A primary discovery is the identification of a practical limit for reliable confidence interval coverage: When the sum of confounders and effect modifiers exceeds 4, coverage rates drop considerably below 80%, even for simple treatment effect functions. This limitation remains steady despite substantial increases in computational resources.

The examination of hyperparameters revealed that the most influential parameters are the maximum tree depth and the balance tolerance in splits, which demonstrate substantial changes in performance, both of which performed best at their maximums (unlimited and 0.5, respectively).

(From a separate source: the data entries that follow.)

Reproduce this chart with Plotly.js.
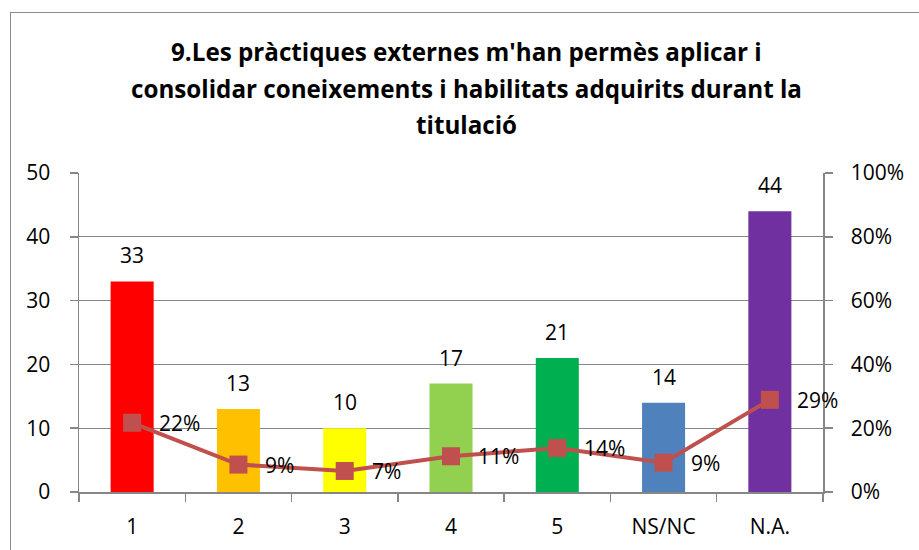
<!DOCTYPE html>
<html><head><meta charset="utf-8">
<script src="https://cdn.plot.ly/plotly-3.0.1.min.js"></script>
<style>
body{margin:0;overflow:hidden;background:#fff;}
#chart{position:absolute;left:0;top:0;width:919px;height:550px;}
#frame{position:absolute;left:10px;top:12px;width:1000px;height:600px;border:1.5px solid #8a8a8a;pointer-events:none;}
</style>
</head><body>
<div id="chart"></div><div id="frame"></div>
<script>
const categories = ['1','2','3','4','5','NS/NC','N.A.'];
const counts = [33,13,10,17,21,14,44];
const shares = [0.217,0.086,0.066,0.112,0.138,0.092,0.289];
const shareLabels = ['22%','9%','7%','11%','14%','9%','29%'];
const barColors = ['#FF0000','#FFC000','#FFFF00','#92D050','#00B050','#4F81BD','#7030A0'];
const titleLines = [
  "9.Les pràctiques externes m'han permès aplicar i",
  "consolidar coneixements i habilitats adquirits durant la",
  "titulació"
];

const FONT = '"Open Sans", Lato, sans-serif';
const gridCol = '#868686';
const plotTop = 173, plotBottom = 492, plotLeft = 79, plotRight = 823;
const titleY = [52, 88, 124];

const annotations = [];
titleLines.forEach((t, i) => {
  annotations.push({
    text: '<b>' + t + '</b>', xref: 'paper', yref: 'paper',
    x: (466 - plotLeft) / (plotRight - plotLeft),
    y: (plotBottom - titleY[i]) / (plotBottom - plotTop),
    xanchor: 'center', yanchor: 'middle', showarrow: false,
    font: {family: FONT, size: 24.2, color: '#000'}
  });
});
categories.forEach((c, i) => {
  annotations.push({
    text: String(counts[i]), x: i, y: counts[i], xref: 'x', yref: 'y',
    yshift: 26, showarrow: false, xanchor: 'center', yanchor: 'middle',
    font: {family: FONT, size: 21, color: '#000'}
  });
  annotations.push({
    text: shareLabels[i], x: i, y: shares[i], xref: 'x', yref: 'y2',
    xshift: 25, showarrow: false, xanchor: 'left', yanchor: 'middle',
    font: {family: FONT, size: 21, color: '#000'}
  });
});

const data = [
  {
    type: 'bar', x: categories, y: counts,
    marker: {color: barColors, line: {width: 0}},
    hoverinfo: 'x+y', showlegend: false
  },
  {
    type: 'scatter', mode: 'lines+markers', x: categories, y: shares, yaxis: 'y2',
    line: {color: '#C0504D', width: 4},
    marker: {symbol: 'square', size: 18, color: '#C0504D'},
    showlegend: false
  }
];

const layout = {
  width: 919, height: 550,
  margin: {l: plotLeft, r: 919 - plotRight, t: plotTop, b: 550 - plotBottom, pad: 0},
  paper_bgcolor: 'rgba(0,0,0,0)', plot_bgcolor: '#fff',
  font: {family: FONT, size: 21, color: '#000'},
  bargap: 0.595,
  xaxis: {
    type: 'category', range: [-0.5, 6.5], showline: true, linecolor: gridCol, linewidth: 1.5,
    ticks: 'outside', tickson: 'boundaries', ticklen: 8, tickcolor: gridCol, tickwidth: 1.5,
    showgrid: false, zeroline: false, ticklabelstandoff: 15,
    tickfont: {family: FONT, size: 21, color: '#000'}
  },
  yaxis: {
    range: [0, 50], dtick: 10, showline: true, linecolor: gridCol, linewidth: 1.5,
    ticks: 'outside', ticklen: 8, tickcolor: gridCol, tickwidth: 1.5,
    showgrid: true, gridcolor: gridCol, gridwidth: 1.2, zeroline: false,
    ticklabelstandoff: 15, tickfont: {family: FONT, size: 21, color: '#000'}
  },
  yaxis2: {
    range: [0, 1], dtick: 0.2, tickformat: '.0%', overlaying: 'y', side: 'right',
    showline: true, linecolor: gridCol, linewidth: 1.5,
    ticks: 'outside', ticklen: 8, tickcolor: gridCol, tickwidth: 1.5,
    showgrid: false, zeroline: false, ticklabelstandoff: 14,
    tickfont: {family: FONT, size: 21, color: '#000'}
  },
  annotations: annotations
};

Plotly.newPlot('chart', data, layout, {displayModeBar: false, staticPlot: true});
</script>
</body></html>
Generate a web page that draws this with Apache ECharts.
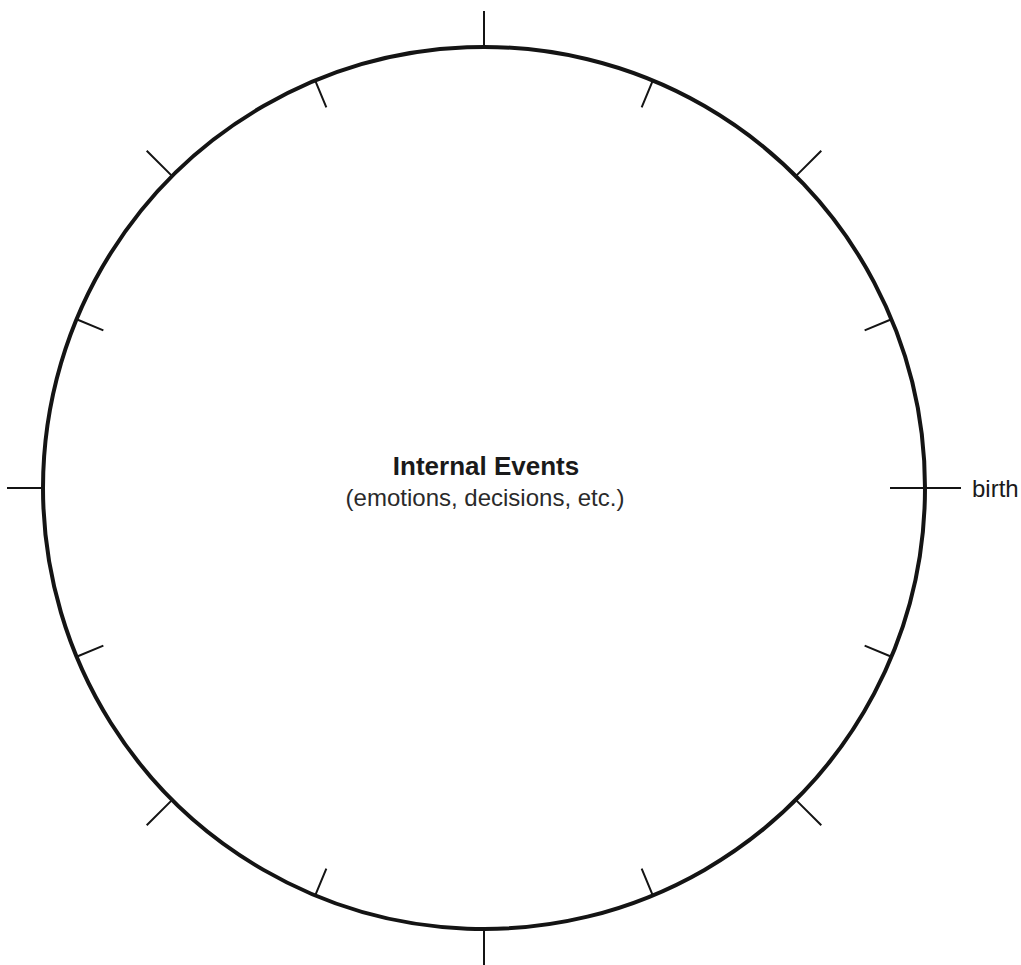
<!DOCTYPE html>
<html>
<head>
<meta charset="utf-8">
<script src="https://cdn.jsdelivr.net/npm/echarts@6/dist/echarts.min.js"></script>
<style>
html,body{margin:0;padding:0;background:#fff;}
#chart{width:1021px;height:965px;}
</style>
</head>
<body>
<div id="chart"></div>
<script>
// ---- data ----
const titleLines = ['Internal Events', '(emotions, decisions, etc.)'];
const angleLabels = { 0: 'birth' };          // label shown at angle (degrees)
const outerTickStart = 0, outerTickStep = 45;   // ticks pointing outward
const innerTickStart = 22.5, innerTickStep = 45; // ticks pointing inward
const startTickValues = [0];                      // inward tick at birth

const CX = 484, CY = 488, R = 441;
const INK = '#141414';

function hiddenRadius(i) {
  return { polarIndex: i, type: 'value', min: 0, max: 1, show: false,
           axisLine: {show:false}, axisTick:{show:false}, axisLabel:{show:false}, splitLine:{show:false} };
}

const option = {
  backgroundColor: '#fff',
  animation: false,
  polar: [
    { center: [CX, CY], radius: R },
    { center: [CX, CY], radius: R },
    { center: [CX, CY], radius: R }
  ],
  radiusAxis: [hiddenRadius(0), hiddenRadius(1), hiddenRadius(2)],
  angleAxis: [
    {
      polarIndex: 0, type: 'value', min: outerTickStart, max: outerTickStart + 360,
      interval: outerTickStep, startAngle: outerTickStart, clockwise: false,
      axisLine: { show: true, lineStyle: { color: INK, width: 4 } },
      axisTick: { show: true, inside: false, length: 36, lineStyle: { color: INK, width: 2 } },
      axisLabel: {
        show: true, margin: 47, color: '#1a1a1a', fontFamily: 'Liberation Sans, Arial, sans-serif',
        fontSize: 24,
        formatter: v => (v === 0 ? angleLabels[0] : '')
      },
      splitLine: { show: false }, splitArea: { show: false }
    },
    {
      polarIndex: 1, type: 'value', min: innerTickStart, max: innerTickStart + 360,
      interval: innerTickStep, startAngle: innerTickStart, clockwise: false,
      axisLine: { show: false },
      axisTick: { show: true, inside: true, length: 29, lineStyle: { color: INK, width: 2 } },
      axisLabel: { show: false },
      splitLine: { show: false }, splitArea: { show: false }
    },
    {
      polarIndex: 2, type: 'value', min: startTickValues[0], max: startTickValues[0] + 360,
      interval: 360, startAngle: startTickValues[0], clockwise: false,
      axisLine: { show: false },
      axisTick: { show: true, inside: true, length: 35, lineStyle: { color: INK, width: 2 } },
      axisLabel: { show: false },
      splitLine: { show: false }, splitArea: { show: false }
    }
  ],
  graphic: [
    {
      type: 'text', x: CX + 2, y: CY - 22,
      style: { text: titleLines[0], align: 'center', verticalAlign: 'middle',
               font: 'bold 26px "Liberation Sans", Arial, sans-serif', fill: '#1a1a1a' }
    },
    {
      type: 'text', x: CX + 1, y: CY + 9,
      style: { text: titleLines[1], align: 'center', verticalAlign: 'middle',
               font: '24px "Liberation Sans", Arial, sans-serif', fill: '#2a2a2a' }
    }
  ],
  series: []
};

const chart = echarts.init(document.getElementById('chart'), null, { renderer: 'svg' });
chart.setOption(option);
</script>
</body>
</html>
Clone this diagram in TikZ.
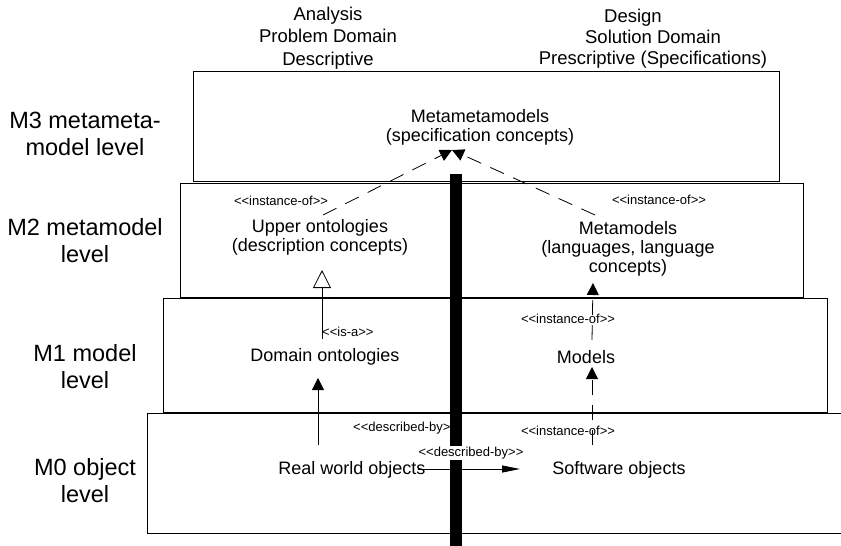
\documentclass[tikz,border=0pt]{standalone}
\usepackage{fontspec}
\setmainfont{Liberation Sans}[Ligatures=TeXOff]
\usetikzlibrary{arrows.meta,calc}

\begin{document}
\begin{tikzpicture}[
    x=1pt, y=-1pt,
    levelbox/.style={draw, line width=1pt, inner sep=0pt},
    levellabel/.style={align=center, font=\fontsize{23.5}{27}\selectfont},
    header/.style={align=center, font=\fontsize{18.5}{21}\selectfont},
    concept/.style={align=center, font=\fontsize{18}{19}\selectfont, inner sep=1pt},
    stereo/.style={font=\fontsize{13}{15}\selectfont, inner sep=1pt},
    assoc/.style={line width=0.8pt, -{Triangle[length=12pt,width=12pt]}},
    instof/.style={assoc, dash pattern=on 15pt off 10pt},
    isa/.style={line width=0.8pt, -{Triangle[open,length=18pt,width=18pt]}}
]
\clip (0,0) rectangle (841,546);

% the four levels
\node[levelbox, minimum width=586pt, minimum height=110pt] (mthree) at (486,126) {};
\node[levelbox, minimum width=623pt, minimum height=114pt] (mtwo) at (491.5,240) {};
\node[levelbox, minimum width=664pt, minimum height=114pt] (mone) at (495,355) {};
\node[levelbox, minimum width=703pt, minimum height=120pt] (mzero) at (498.5,473) {};

\node[levellabel] (lblthree) at (85,134) {M3 metameta-\\model level};
\node[levellabel] (lbltwo) at (85,241) {M2 metamodel\\level};
\node[levellabel] (lblone) at (85,367) {M1 model\\level};
\node[levellabel] (lblzero) at (85,481) {M0 object\\level};

% column headers
\node[header, font=\fontsize{18.5}{22.5}\selectfont] (analysis) at (328,38) {Analysis\\Problem Domain\\Descriptive};
\node[header] (design) at (653,39) {Design\hspace*{40pt}\\Solution Domain\\Prescriptive (Specifications)};

% contents
\node[concept] (metameta) at (480,127) {Metametamodels\\(specification concepts)};
\node[concept] (upperonto) at (320,237) {Upper ontologies\\(description concepts)};
\node[concept] (metamodels) at (628,249) {Metamodels\\(languages, language\\concepts)};
\node[concept] (domonto) at (325,357) {Domain ontologies};
\node[concept] (models) at (586,357) {Models};
\node[concept] (realworld) at (352,470) {Real world objects};
\node[concept] (software) at (619,470) {Software objects};

\node[stereo] (instupper) at (281,201) {<<instance-of>>};
\node[stereo] (instmeta) at (659,200) {<<instance-of>>};
\node[stereo, anchor=west] (isalbl) at (321,332) {<<is-a>>};
\node[stereo] (instmodels) at (568,319) {<<instance-of>>};
\node[stereo] (instsoft) at (568,431) {<<instance-of>>};
\node[stereo, anchor=west] (descvert) at (352,428) {<<described-by>>};

% relations
\draw[instof] ($(upperonto)+(3,-22)$) -- ($(metameta)+(-28,23)$);
\draw[instof] ($(metamodels)+(-33,-34)$) -- ($(metameta)+(-28,23)$);
\draw[isa] ($(domonto)+(-3,-18)$) -- ($(upperonto)+(2,33)$);
\draw[instof] ($(models)+(6,-17)$) -- ($(metamodels)+(-35,34)$);
\draw[assoc] ($(realworld)+(-34,-25)$) -- ($(domonto)+(-7,21)$);
\draw[instof] ($(software)+(-27,-25)$) -- ($(models)+(6,10)$);
\draw[line width=0.8pt, -{Triangle[length=18pt,width=7pt]}] ($(realworld)+(66,-1)$) -- ($(software)+(-99,-1)$);

% separator between the two domains
\node[fill=black, inner sep=0pt, minimum width=12pt, minimum height=372pt] (divider) at (456,360) {};
\node[stereo, fill=white] (deschor) at (471,453) {<<described-by>>};
\end{tikzpicture}
\end{document}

Other key suggestions involve increasing the training data fraction per tree from 0.45 to 0.5, keeping the minimum impurity decrease threshold at 0.0, and utilizing at least ≈ 2400 trees to meet theoretical expectations.

In addition, this paper did not identify any noteworthy interaction between tree count and sample size. As a result, both of these characteristics can be optimized independently of each other.

These findings provide systematic guidelines for practitioners to assess when causal forest confidence intervals are reliable and how to optimize them, bridging the gap between theoretical guarantees and practical performance.